-- start --

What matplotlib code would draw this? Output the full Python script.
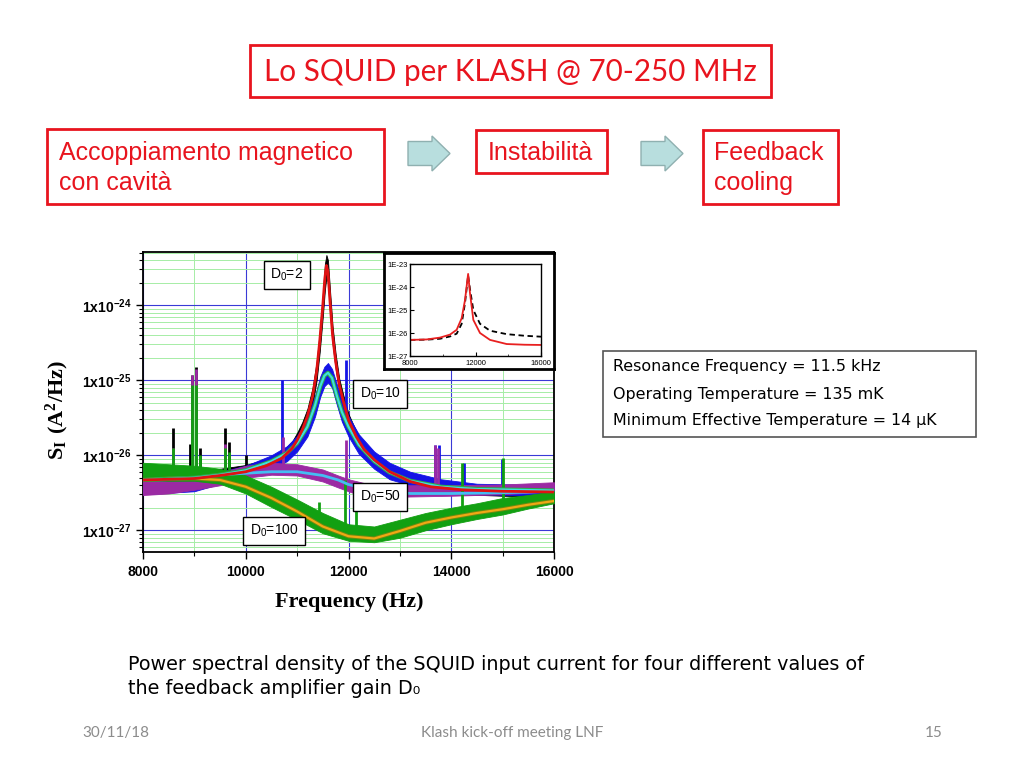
import matplotlib.pyplot as plt
import numpy as np
from matplotlib.patches import Rectangle, FancyArrow
from matplotlib.ticker import MultipleLocator, LogLocator, NullFormatter

plt.rcParams['mathtext.fontset'] = 'custom'
plt.rcParams['mathtext.rm'] = 'Liberation Sans'
plt.rcParams['mathtext.sf'] = 'Liberation Sans:bold'
plt.rcParams['mathtext.bf'] = 'Liberation Serif:bold'

# all spectra values are log10 of S_I in A^2/Hz

# D0=2 : fit (red) and measured band (black)
f_d2 = [8000, 8500, 9000, 9500, 10000, 10400, 10700, 10900, 11000, 11100, 11200, 11300, 11380,
        11440, 11500, 11540, 11570, 11600, 11640, 11690, 11750, 11820, 11900, 12000, 12150,
        12300, 12500, 12800, 13200, 13600, 14200, 15000, 16000]
fit_d2 = [-26.33, -26.32, -26.31, -26.27, -26.22, -26.14, -26.04, -25.91, -25.80, -25.66, -25.48,
          -25.22, -24.88, -24.48, -24.00, -23.64, -23.47, -23.55, -23.95, -24.40, -24.75, -25.06,
          -25.28, -25.53, -25.75, -25.92, -26.06, -26.22, -26.35, -26.42, -26.46, -26.48, -26.49]
hi_d2 = [-26.25, -26.24, -26.22, -26.18, -26.13, -26.05, -25.95, -25.82, -25.70, -25.56, -25.38,
         -25.10, -24.75, -24.35, -23.85, -23.45, -23.33, -23.40, -23.80, -24.28, -24.65, -24.98,
         -25.20, -25.45, -25.68, -25.84, -26.00, -26.15, -26.28, -26.36, -26.40, -26.42, -26.43]
lo_d2 = [-26.40, -26.39, -26.38, -26.35, -26.30, -26.22, -26.12, -26.00, -25.88, -25.75, -25.58,
         -25.32, -25.00, -24.62, -24.15, -23.80, -23.62, -23.70, -24.10, -24.52, -24.85, -25.15,
         -25.36, -25.60, -25.82, -25.98, -26.12, -26.28, -26.40, -26.47, -26.52, -26.54, -26.55]

# D0=10 : fit (cyan) and measured band (blue)
f_d10 = [8000, 9000, 9500, 10000, 10500, 10800, 11000, 11200, 11350, 11450, 11530, 11600, 11680,
         11770, 11870, 12000, 12200, 12500, 12800, 13200, 13800, 14500, 16000]
fit_d10 = [-26.33, -26.30, -26.26, -26.20, -26.08, -25.97, -25.84, -25.62, -25.33, -25.08, -24.94,
           -24.90, -24.97, -25.20, -25.42, -25.62, -25.86, -26.08, -26.23, -26.34, -26.42, -26.45, -26.47]
hi_d10 = [-26.32, -26.28, -26.22, -26.14, -26.00, -25.88, -25.74, -25.50, -25.20, -24.95, -24.82,
          -24.77, -24.85, -25.05, -25.28, -25.48, -25.72, -25.95, -26.10, -26.22, -26.32, -26.38, -26.40]
lo_d10 = [-26.52, -26.48, -26.38, -26.30, -26.18, -26.08, -25.95, -25.75, -25.48, -25.22, -25.08,
          -25.03, -25.10, -25.32, -25.55, -25.75, -25.98, -26.18, -26.32, -26.40, -26.48, -26.52, -26.54]

# D0=50 : fit (light blue) and measured band (purple)
f_d50 = [8000, 8500, 9000, 9500, 10000, 10500, 11000, 11500, 11800, 12000, 12300, 12700, 13200,
         14000, 15000, 16000]
fit_d50 = [-26.33, -26.31, -26.30, -26.26, -26.24, -26.22, -26.22, -26.27, -26.33, -26.39, -26.44,
           -26.48, -26.51, -26.51, -26.50, -26.48]
hi_d50 = [-26.32, -26.31, -26.29, -26.23, -26.14, -26.10, -26.12, -26.19, -26.27, -26.32, -26.37,
          -26.39, -26.40, -26.40, -26.39, -26.36]
lo_d50 = [-26.53, -26.51, -26.46, -26.40, -26.30, -26.26, -26.27, -26.35, -26.43, -26.48, -26.55,
          -26.56, -26.55, -26.54, -26.52, -26.48]

# D0=100 : fit (orange) and measured band (green)
f_d100 = [8000, 8500, 9000, 9500, 10000, 10500, 11000, 11500, 12000, 12500, 13000, 13500, 14000,
          14500, 15000, 15500, 16000]
fit_d100 = [-26.33, -26.31, -26.31, -26.33, -26.42, -26.57, -26.75, -26.95, -27.08, -27.11, -27.01,
            -26.90, -26.83, -26.77, -26.72, -26.66, -26.61]
hi_d100 = [-26.10, -26.12, -26.14, -26.18, -26.27, -26.42, -26.59, -26.77, -26.92, -26.95, -26.86,
           -26.77, -26.70, -26.64, -26.57, -26.53, -26.48]
lo_d100 = [-26.33, -26.34, -26.34, -26.38, -26.51, -26.69, -26.86, -27.04, -27.14, -27.16, -27.10,
           -27.00, -26.92, -26.85, -26.79, -26.71, -26.64]

# narrow pickup lines: frequency, base, top
spk_d2_f = [8580, 8910, 8960, 9030, 9100, 9590, 9670, 10010]
spk_d2_lo = [-26.30, -26.30, -26.30, -26.30, -26.30, -26.27, -26.27, -26.22]
spk_d2_hi = [-25.63, -25.85, -24.93, -24.82, -25.90, -25.64, -25.82, -26.00]
spk_d10_f = [10700, 11960, 13680, 13760, 14250, 14990]
spk_d10_lo = [-26.05, -25.55, -26.40, -26.40, -26.45, -26.45]
spk_d10_hi = [-25.00, -24.73, -25.86, -25.86, -26.10, -26.05]
spk_d50_f = [8580, 8960, 9030, 9600, 10720, 11950, 13680, 13750]
spk_d50_lo = [-26.45, -26.40, -26.40, -26.35, -26.25, -26.45, -26.50, -26.50]
spk_d50_hi = [-25.90, -24.93, -24.85, -25.85, -25.75, -25.80, -25.86, -25.90]
spk_d100_f = [8580, 8960, 9030, 9100, 9590, 9680, 11430, 11930, 12150, 14210, 15010]
spk_d100_lo = [-26.25, -26.25, -26.25, -26.25, -26.30, -26.30, -26.95, -27.05, -27.05, -26.85, -26.75]
spk_d100_hi = [-25.90, -25.06, -25.06, -26.00, -25.90, -25.95, -26.62, -26.33, -26.65, -26.10, -26.04]

# inset: fit (red) and model (black dashed)
f_in = [8000, 9018, 9832, 10443, 10850, 11155, 11359, 11550, 11664, 11868, 12275, 12886, 13904, 15000, 16000]
in_red = [-26.30, -26.28, -26.20, -26.07, -25.86, -25.36, -24.57, -23.43, -24.27, -25.43, -26.00,
          -26.30, -26.48, -26.51, -26.52]
in_black = [-26.30, -26.29, -26.25, -26.15, -26.03, -25.60, -24.70, -23.50, -24.10, -25.00, -25.60,
            -25.90, -26.05, -26.12, -26.16]

y_ticks = [1e-27, 1e-26, 1e-25, 1e-24]
y_ticklabels = [r'$\mathsf{1x10^{-27}}$', r'$\mathsf{1x10^{-26}}$',
                r'$\mathsf{1x10^{-25}}$', r'$\mathsf{1x10^{-24}}$']
x_ticks = [8000, 10000, 12000, 14000, 16000]

info_lines = ['Resonance Frequency = 11.5 kHz',
              'Operating Temperature = 135 mK',
              'Minimum Effective Temperature = 14 \u03bcK']

RED = '#e8141e'

fig = plt.figure(figsize=(10.24, 7.68), dpi=100)

# slide background in pixel coordinates
bg = fig.add_axes([0, 0, 1, 1])
bg.set_xlim(0, 1024)
bg.set_ylim(768, 0)
bg.axis('off')

bg.add_patch(Rectangle((250, 45), 521, 52, fill=False, ec=RED, lw=2))
bg.text(510, 72, 'Lo SQUID per KLASH @ 70-250 MHz', color=RED, fontsize=21.3,
        family='Lato', ha='center', va='center')

box_font = dict(color=RED, fontsize=18, family='Liberation Sans', ha='left', va='center')
bg.add_patch(Rectangle((47, 129), 337, 75, fill=False, ec=RED, lw=2))
bg.text(59, 153, 'Accoppiamento magnetico', **box_font)
bg.text(59, 183, 'con cavit\u00e0', **box_font)
bg.add_patch(Rectangle((476, 130), 131, 43, fill=False, ec=RED, lw=2))
bg.text(488, 153, 'Instabilit\u00e0', **box_font)
bg.add_patch(Rectangle((703, 130), 135, 74, fill=False, ec=RED, lw=2))
bg.text(714, 153, 'Feedback', **box_font)
bg.text(714, 183, 'cooling', **box_font)

for x0 in (408, 641):
    bg.add_patch(FancyArrow(x0, 153.5, 42, 0, width=24, head_width=35, head_length=18,
                            length_includes_head=True, fc='#b8dede', ec='#8fb0b0', lw=1))

bg.add_patch(Rectangle((603, 351), 373, 86, fill=False, ec='#555555', lw=1.2))
for i, line in enumerate(info_lines):
    bg.text(613, 367 + i * 27, line, fontsize=11.4, family='DejaVu Sans', ha='left', va='center')

bg.text(128, 665, 'Power spectral density of the SQUID input current for four different values of',
        fontsize=13.8, family='DejaVu Sans', ha='left', va='center')
bg.text(128, 689, 'the feedback amplifier gain D\u2080',
        fontsize=13.8, family='DejaVu Sans', ha='left', va='center')

bg.text(82, 733, '30/11/18', color='#8c8c8c', fontsize=11, family='Lato', ha='left', va='center')
bg.text(512, 733, 'Klash kick-off meeting LNF', color='#8c8c8c', fontsize=11, family='Lato',
        ha='center', va='center')
bg.text(943, 733, '15', color='#8c8c8c', fontsize=11, family='Lato', ha='right', va='center')

# main spectrum plot
ax = fig.add_axes([143 / 1024, 1 - 552 / 768, 411 / 1024, 300 / 768])
ax.set_yscale('log')
ax.set_xlim(8000, 16000)
ax.set_ylim(10 ** -27.29, 10 ** -23.29)
ax.set_axisbelow(True)

series = [
    (f_d2, lo_d2, hi_d2, spk_d2_f, spk_d2_lo, spk_d2_hi, '#000000', 2),
    (f_d10, lo_d10, hi_d10, spk_d10_f, spk_d10_lo, spk_d10_hi, '#1414e6', 3),
    (f_d50, lo_d50, hi_d50, spk_d50_f, spk_d50_lo, spk_d50_hi, '#9b2aa3', 4),
    (f_d100, lo_d100, hi_d100, spk_d100_f, spk_d100_lo, spk_d100_hi, '#12a012', 5),
]
for f, lo, hi, sf, slo, shi, c, z in series:
    ax.fill_between(f, 10 ** np.array(lo), 10 ** np.array(hi), color=c, lw=0.6, zorder=z)
    ax.vlines(sf, 10 ** np.array(slo), 10 ** np.array(shi), color=c, lw=2, zorder=z)

ax.plot(f_d100, 10 ** np.array(fit_d100), color='#6a8a10', lw=3, zorder=6)
ax.plot(f_d100, 10 ** np.array(fit_d100), color='#f0a814', lw=1.6, zorder=6)
ax.plot(f_d50, 10 ** np.array(fit_d50), color='#44bdf2', lw=2, zorder=7)
ax.plot(f_d10, 10 ** np.array(fit_d10), color='#2ea84a', lw=3, zorder=8)
ax.plot(f_d10, 10 ** np.array(fit_d10), color='#3ee0e0', lw=1.5, zorder=8)
ax.plot(f_d2, 10 ** np.array(fit_d2), color='#e01212', lw=2, zorder=9)

ax.set_xticks(x_ticks)
ax.xaxis.set_minor_locator(MultipleLocator(1000))
ax.set_xticklabels([str(v) for v in x_ticks], fontsize=10, fontweight='bold', family='Liberation Sans')
ax.yaxis.set_major_locator(LogLocator(base=10))
ax.yaxis.set_minor_locator(LogLocator(base=10, subs=np.arange(2, 10)))
ax.yaxis.set_minor_formatter(NullFormatter())
ax.set_yticks(y_ticks)
ax.set_yticklabels(y_ticklabels, fontsize=10)
ax.tick_params(which='major', direction='out', length=5, width=1)
ax.tick_params(which='minor', direction='out', length=3, width=0.8)
ax.tick_params(axis='x', pad=4)
ax.grid(which='major', color='#3a3ad6', lw=0.8)
ax.grid(which='minor', color='#a6eda6', lw=0.7)
for s in ax.spines.values():
    s.set_linewidth(1.3)

fig.text(57 / 1024, 1 - 410 / 768, r'$\mathbf{S_I\ (A^2/Hz)}$', rotation=90, fontsize=16,
         ha='center', va='center')
fig.text(349 / 1024, 1 - 602 / 768, 'Frequency (Hz)', fontsize=16, fontweight='bold',
         family='Liberation Serif', ha='center', va='center')

label_pos = [('D$_0$=2', 287, 275), ('D$_0$=10', 380, 394), ('D$_0$=50', 380, 497),
             ('D$_0$=100', 274, 531)]
for txt, px, py in label_pos:
    fig.text(px / 1024, 1 - py / 768, txt, fontsize=10, family='Liberation Sans',
             ha='center', va='center', zorder=10,
             bbox=dict(boxstyle='square,pad=0.45', fc='white', ec='black', lw=1))

# inset frame and inset plot
fr = fig.add_axes([384 / 1024, 1 - 369 / 768, 170 / 1024, 116 / 768], zorder=2)
fr.set_xticks([])
fr.set_yticks([])
for s in fr.spines.values():
    s.set_linewidth(2)

axi = fig.add_axes([410 / 1024, 1 - 356 / 768, 131 / 1024, 92 / 768], zorder=3)
axi.set_yscale('log')
axi.set_xlim(8000, 16000)
axi.set_ylim(1e-27, 1e-23)
axi.plot(f_in, 10 ** np.array(in_black), color='black', lw=1.3, ls=(0, (3, 2)))
axi.plot(f_in, 10 ** np.array(in_red), color='#e82020', lw=1.3)
axi.set_xticks([8000, 12000, 16000])
axi.xaxis.set_minor_locator(MultipleLocator(2000))
axi.set_xticklabels(['8000', '12000', '16000'], fontsize=5.5, family='Liberation Sans')
axi.set_yticks([1e-27, 1e-26, 1e-25, 1e-24, 1e-23])
axi.set_yticklabels(['1E-27', '1E-26', '1E-25', '1E-24', '1E-23'], fontsize=5.5,
                    family='Liberation Sans')
axi.yaxis.set_minor_locator(LogLocator(base=10, subs=np.arange(2, 10)))
axi.yaxis.set_minor_formatter(NullFormatter())
axi.tick_params(which='major', direction='in', length=3, width=0.8, pad=1.5)
axi.tick_params(axis='x', which='major', pad=3)
axi.tick_params(which='minor', direction='in', length=1.5, width=0.5)
for s in axi.spines.values():
    s.set_linewidth(1)

fig.savefig('out.png', dpi=100)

-- end --

GIVEN EXERCISE: Skip the pictures and restate exactly the lines from the beginning of the listing to the line with "-26.52, -26.54, -26.55]", that line included.

RESPONSE:
What matplotlib code would draw this? Output the full Python script.
import matplotlib.pyplot as plt
import numpy as np
from matplotlib.patches import Rectangle, FancyArrow
from matplotlib.ticker import MultipleLocator, LogLocator, NullFormatter

plt.rcParams['mathtext.fontset'] = 'custom'
plt.rcParams['mathtext.rm'] = 'Liberation Sans'
plt.rcParams['mathtext.sf'] = 'Liberation Sans:bold'
plt.rcParams['mathtext.bf'] = 'Liberation Serif:bold'

# all spectra values are log10 of S_I in A^2/Hz

# D0=2 : fit (red) and measured band (black)
f_d2 = [8000, 8500, 9000, 9500, 10000, 10400, 10700, 10900, 11000, 11100, 11200, 11300, 11380,
        11440, 11500, 11540, 11570, 11600, 11640, 11690, 11750, 11820, 11900, 12000, 12150,
        12300, 12500, 12800, 13200, 13600, 14200, 15000, 16000]
fit_d2 = [-26.33, -26.32, -26.31, -26.27, -26.22, -26.14, -26.04, -25.91, -25.80, -25.66, -25.48,
          -25.22, -24.88, -24.48, -24.00, -23.64, -23.47, -23.55, -23.95, -24.40, -24.75, -25.06,
          -25.28, -25.53, -25.75, -25.92, -26.06, -26.22, -26.35, -26.42, -26.46, -26.48, -26.49]
hi_d2 = [-26.25, -26.24, -26.22, -26.18, -26.13, -26.05, -25.95, -25.82, -25.70, -25.56, -25.38,
         -25.10, -24.75, -24.35, -23.85, -23.45, -23.33, -23.40, -23.80, -24.28, -24.65, -24.98,
         -25.20, -25.45, -25.68, -25.84, -26.00, -26.15, -26.28, -26.36, -26.40, -26.42, -26.43]
lo_d2 = [-26.40, -26.39, -26.38, -26.35, -26.30, -26.22, -26.12, -26.00, -25.88, -25.75, -25.58,
         -25.32, -25.00, -24.62, -24.15, -23.80, -23.62, -23.70, -24.10, -24.52, -24.85, -25.15,
         -25.36, -25.60, -25.82, -25.98, -26.12, -26.28, -26.40, -26.47, -26.52, -26.54, -26.55]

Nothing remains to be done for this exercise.